This error is colossal, as well as strange. It will certainly make a difference whether the one swings his scythe in spring winds to make a green sward, or the other to drive the loom in fetid air to make red velvet; but as far as his pocket is concerned, it will have no effect. Neither does it concern him whether we consume the result by  walking on green velvet, or by wearing red, so long our consumption is wholly selfish.

If it’s otherwise, both our mode of consumption and the kind of article we need will interest him.

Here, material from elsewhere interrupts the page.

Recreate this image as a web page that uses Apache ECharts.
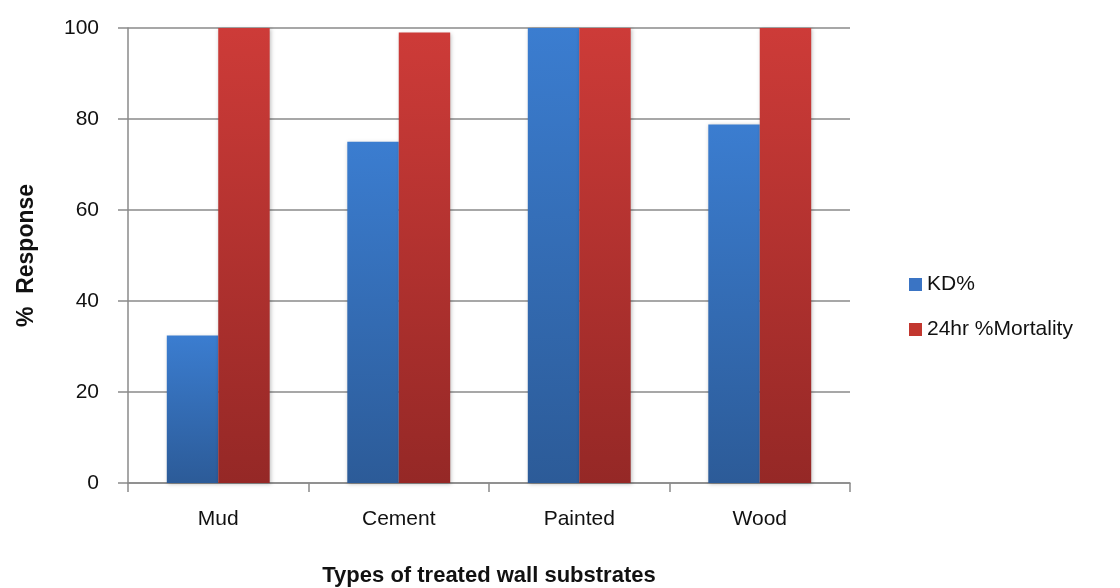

For instance, the labourer’s profit doesn’t depend an iron filing on whether he’s employed in growing a peach or forging a bombshell; but my probable mode of consumption of these matters seriously to him. If, in both cases I am ‘unselfish’, it will make a difference as to whether I bring his child a peach when I walk into his cottage, or drop the shell down the chimney and blow his roof off.

Unfortunately, the capitalist’s consumption of the peach is likely to be selfish and of the shell, distributive.

It’s a sad truth that unjust wars are entirely supported by the wealth of capitalists, as men’s bodies and souls (and the best tools of war for them) will both have to be bought. Most of the men who wage just wars will do so gratis. This makes an unjust war extremely costly, not to speak of the fear and angry suspicion that it breeds among nations. Unjust war is supportable only by pillage, or by loans from capitalists whose repayment will come through taxation of the people. The people appear to have no will in the matter, as the will of the capitalist is the primary root of the war; but the real root is the greed of a whole nation, thus rendering it incapable of faith, direct honesty and justice. In due time therefore, it brings about a separate loss and punishment to each person.

In all cases (and this is the broad and general fact) that on due commercial principles, somebody’s roof will be blown off in fulfilment of the bomb’s destiny. You may grow grapes or grape-shot for your neighbour and you will reap what you have sown.

It’s therefore the manner and issue of consumption which are the real tests of production. Production does not consists of things laboriously made, but in things being agreeably consumed.

The question for the nation is therefore not how much labour it employs, but how much life it produces; for as consumption is the end aim of production, so life is the end aim of consumption.

Now that the ground is sufficiently broken, I desire to leave this one great fact clearly stated: THERE IS NO WEALTH BUT LIFE.